A new film by students hopes to inspire young people across the nation to stop knife crime. Entitled ‘Lay down your knives’, the film was created in a youth led project with students from South and City College Birmingham and Anderton Park School, who worked with award winning artist/filmmaker and human rights activist, Salma Zulfiqar.
Over 50 students participated to create artwork showing how we can recycle knives and the urgent need to dispose of knives which pose a threat. The students also contributed words for the poem and some of the artwork was turned into animation for the film. During the process many students said they knew someone who had been attacked by knives. The aim of this film is to make the streets safer for everyone so that young people can thrive.
Salma Zulfiqar chose to work with mainly female students, migrants and refugees to lead the way on community safety and peace as girls have an important role to play as community peacemakers.

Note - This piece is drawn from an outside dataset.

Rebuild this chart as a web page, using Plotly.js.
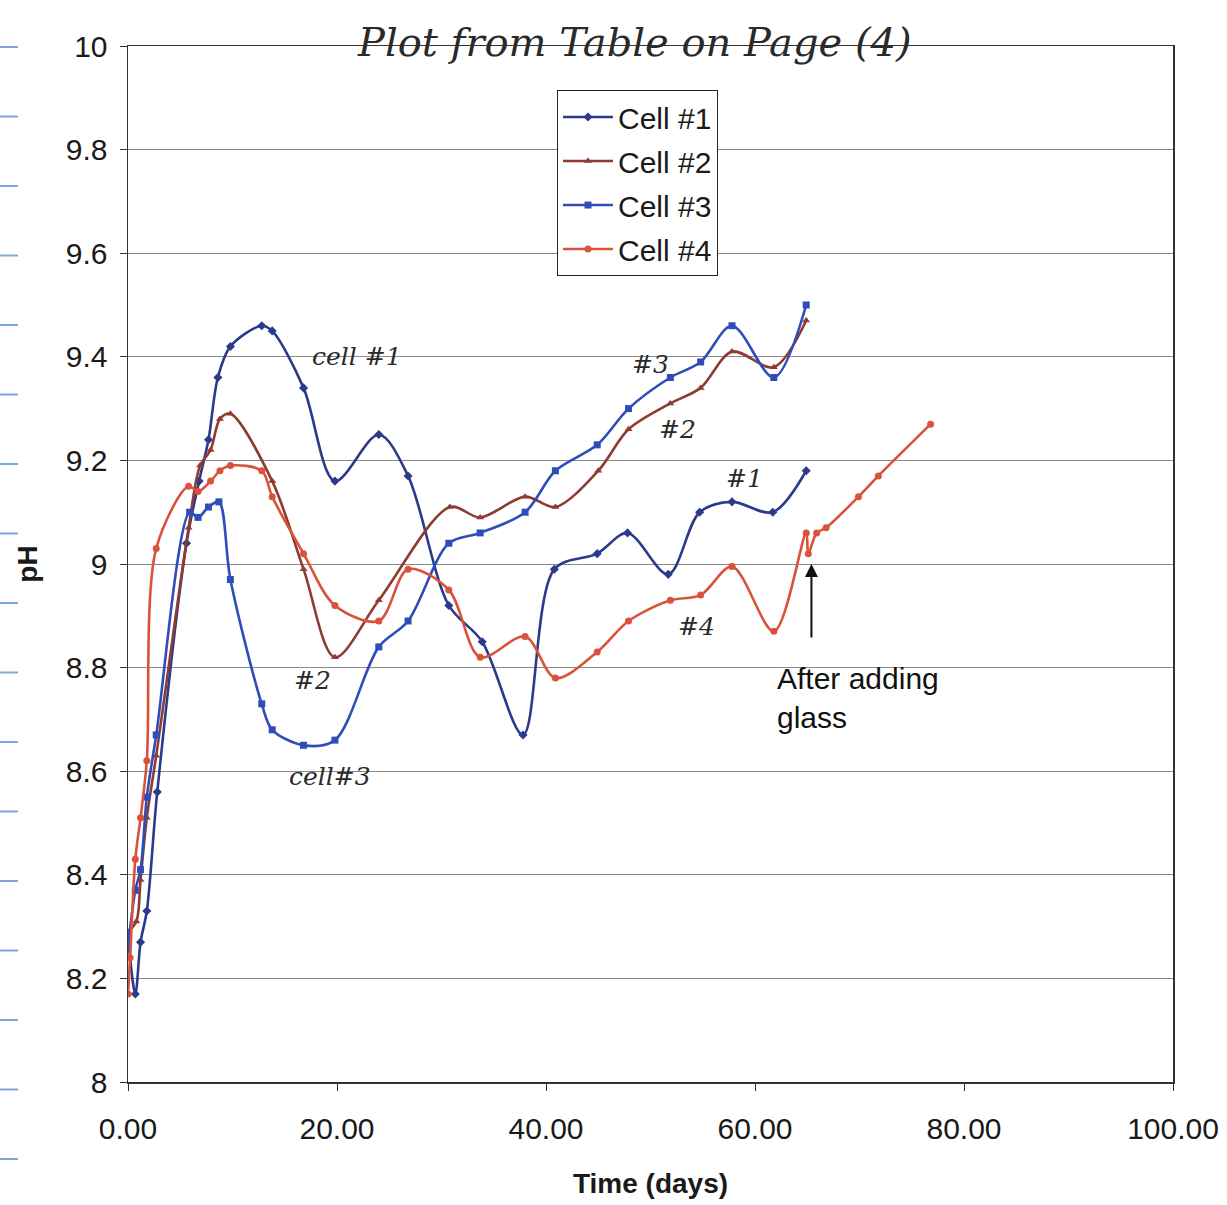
<!DOCTYPE html>
<html>
<head>
<meta charset="utf-8">
<script src="https://cdn.plot.ly/plotly-3.0.1.min.js"></script>
<style>html,body{margin:0;padding:0;background:#fff;}#chart{width:1227px;height:1205px;}</style>
</head>
<body>
<div id="chart"></div>
<script>
// ---- Data ----
const cell1_t  = [0, 0.7, 1.2, 1.8, 2.8, 5.6, 6.8, 7.7, 8.6, 9.8, 12.8, 13.8, 16.8, 19.8, 24.0, 26.8, 30.7, 33.9, 37.8, 40.8, 44.9, 47.8, 51.7, 54.7, 57.8, 61.7, 64.9];
const cell1_pH = [8.28, 8.17, 8.27, 8.33, 8.56, 9.04, 9.16, 9.24, 9.36, 9.42, 9.46, 9.45, 9.34, 9.16, 9.25, 9.17, 8.92, 8.85, 8.67, 8.99, 9.02, 9.06, 8.98, 9.10, 9.12, 9.10, 9.18];

const cell2_t  = [0, 0.8, 1.2, 1.8, 2.7, 5.8, 6.9, 7.9, 8.8, 9.8, 13.8, 16.8, 19.8, 24.0, 30.8, 33.7, 38.0, 40.9, 45.0, 47.9, 51.9, 54.8, 57.8, 61.8, 64.9];
const cell2_pH = [8.29, 8.31, 8.39, 8.51, 8.63, 9.07, 9.19, 9.22, 9.28, 9.29, 9.16, 8.99, 8.82, 8.93, 9.11, 9.09, 9.13, 9.11, 9.18, 9.26, 9.31, 9.34, 9.41, 9.38, 9.47];

const cell3_t  = [0, 0.7, 1.2, 1.8, 2.7, 5.9, 6.7, 7.7, 8.7, 9.8, 12.8, 13.8, 16.8, 19.8, 24.0, 26.8, 30.7, 33.7, 38.0, 40.9, 44.9, 47.9, 51.9, 54.8, 57.8, 61.8, 64.9];
const cell3_pH = [8.26, 8.37, 8.41, 8.55, 8.67, 9.10, 9.09, 9.11, 9.12, 8.97, 8.73, 8.68, 8.65, 8.66, 8.84, 8.89, 9.04, 9.06, 9.10, 9.18, 9.23, 9.30, 9.36, 9.39, 9.46, 9.36, 9.50];

const cell4_t  = [0, 0.2, 0.7, 1.2, 1.8, 2.7, 5.8, 6.7, 7.9, 8.8, 9.8, 12.8, 13.8, 16.8, 19.8, 24.0, 26.8, 30.7, 33.7, 38.0, 40.9, 44.9, 47.9, 51.9, 54.8, 57.8, 61.8, 64.9, 65.1, 65.9, 66.8, 69.9, 71.8, 76.8];
const cell4_pH = [8.17, 8.24, 8.43, 8.51, 8.62, 9.03, 9.15, 9.14, 9.16, 9.18, 9.19, 9.18, 9.13, 9.02, 8.92, 8.89, 8.99, 8.95, 8.82, 8.86, 8.78, 8.83, 8.89, 8.93, 8.94, 8.995, 8.87, 9.06, 9.02, 9.06, 9.07, 9.13, 9.17, 9.27];

const seriesNames = ["Cell #1", "Cell #2", "Cell #3", "Cell #4"];
const xTickVals = [0, 20, 40, 60, 80, 100];
const yTickVals = [8, 8.2, 8.4, 8.6, 8.8, 9, 9.2, 9.4, 9.6, 9.8, 10];

// Handwritten notes on the page
const noteTexts = ["cell #1", "#3", "#2", "#1", "#4", "#2", "cell#3"];
const noteX     = [21.9, 50.0, 52.6, 59.0, 54.4, 17.7, 19.3];
const noteY     = [9.40, 9.385, 9.26, 9.166, 8.88, 8.776, 8.59];

// ---- Styling ----
const colors  = ["#2C3A8C", "#8E3B33", "#2F4DB8", "#D9523A"];
const symbols = ["diamond", "triangle-up", "square", "circle"];
const xs = [cell1_t, cell2_t, cell3_t, cell4_t];
const ys = [cell1_pH, cell2_pH, cell3_pH, cell4_pH];

const traces = seriesNames.map((n, i) => ({
  type: "scatter", mode: "lines+markers", name: n, legendgroup: "g" + i,
  x: xs[i], y: ys[i],
  line: {color: colors[i], width: 2.6, shape: "spline", smoothing: 0.9},
  marker: {color: colors[i], symbol: symbols[i], size: 7}
}));

const FONT = "Liberation Sans, Arial, sans-serif";
const HAND = "DejaVu Serif, serif";

const annotations = noteTexts.map((t, i) => ({
  x: noteX[i], y: noteY[i], xref: "x", yref: "y", text: t, showarrow: false,
  font: {family: HAND, size: 25, color: "#2a2a2a", style: "italic"}
}));
annotations.push({
  x: 0.485, y: (1082 - 42) / 1036, xref: "paper", yref: "paper", yanchor: "middle",
  text: "Plot from Table on Page (4)",
  showarrow: false, font: {family: HAND, size: 40, color: "#2a2a2a", style: "italic"}
});
annotations.push({
  x: 65.4, y: 9.0, ax: 65.4, ay: 8.855, xref: "x", yref: "y", axref: "x", ayref: "y",
  text: "", showarrow: true, arrowhead: 2, arrowsize: 1.3, arrowwidth: 2, arrowcolor: "#111"
});
annotations.push({
  x: 61.9, y: 8.815, xref: "x", yref: "y", xanchor: "left", yanchor: "top", align: "left",
  text: "After adding<br>glass", showarrow: false,
  font: {family: FONT, size: 30, color: "#111"}
});

// notebook-paper dashes in the left margin
const shapes = [];
for (let k = 0; k < 17; k++) {
  const py = 47 + k * 69.5;
  shapes.push({type: "line", xref: "paper", yref: "paper",
    x0: -128/1045, x1: -110/1045, y0: (1082 - py)/1036, y1: (1082 - py)/1036,
    line: {color: "#7FA6DA", width: 2}});
}

const layout = {
  width: 1227, height: 1205,
  margin: {l: 128, r: 54, t: 46, b: 123},
  paper_bgcolor: "#fff", plot_bgcolor: "#fff",
  font: {family: FONT, size: 30, color: "#1a1a1a"},
  showlegend: true,
  legend: {x: 0.4105, y: 0.9575, xanchor: "left", yanchor: "top",
    bgcolor: "#fff", bordercolor: "#222", borderwidth: 1, itemwidth: 50,
    font: {family: FONT, size: 30, color: "#1a1a1a"}, tracegroupgap: 2},
  xaxis: {range: [0, 100], tickvals: xTickVals, tickformat: ".2f",
    showgrid: false, zeroline: false, showline: true, mirror: true,
    linecolor: "#333", linewidth: 1.5, ticks: "outside", ticklen: 7, tickcolor: "#333",
    ticklabelstandoff: 12,
    title: {text: "<b>Time (days)</b>", font: {family: FONT, size: 28}, standoff: 30}},
  yaxis: {range: [8, 10], tickvals: yTickVals,
    showgrid: true, gridcolor: "#8a8a8a", gridwidth: 1, zeroline: false,
    showline: true, mirror: true, linecolor: "#333", linewidth: 1.5,
    ticks: "outside", ticklen: 7, tickcolor: "#333", ticklabelstandoff: 6,
    title: {text: "<b>pH</b>", font: {family: FONT, size: 28}, standoff: 20}},
  annotations: annotations,
  shapes: shapes
};

Plotly.newPlot("chart", traces, layout, {displayModeBar: false, staticPlot: true});
</script>
</body>
</html>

“Sometimes girls don't feel safe walking in the street. We want to live in peace in our community and I want other students to help us make our community safe. We need young people to share and accept each other and stop street wars with knives.” Skala Abdullah, South and City College student commented.
"In the ARTconnects workshops I learned how we can recycle knives and make useful things for the house and garden” she added.
Skala is leading on the project with her sister Marwa - they fled Iraq 9 months ago with their parents and are starting a new life in the UK and want to contribute to society.
"This project is important for all of us because everybody wants to have good opportunities in life and life in a peaceful place. We hope to inspire young people to stop knife crime," Marwa Abdullah, also a student at South and City College, added.
"I want to send a message to people to always be cautious and take steps to make sure you can stay safe. Peace and love are the most powerful things on Earth”. Eimaan Saghir from Anderton Park School said.
"I learned that we can melt down knives and turn them into a gift, like some jewellery for your mum on Mother’s Day,” Eimaan explained.
"I grew up in Small Heath in Birmingham and I want girls and women to be safe so they can shine in life and access opportunities to help them become peacemakers and leaders in their own right," Salma Zulfiqar said. “Film has the power to make positive change in society and we hope young people will share this film and listen to the lifesaving messages."
The film will be shown at South and City Birmingham College's 8 campus sites to over 6,0000 students, to 600 students at Anderton Park school and at The Princes Trust in Birmingham, as well as being shared on social media and websites. The project is supported by The Princes Trust.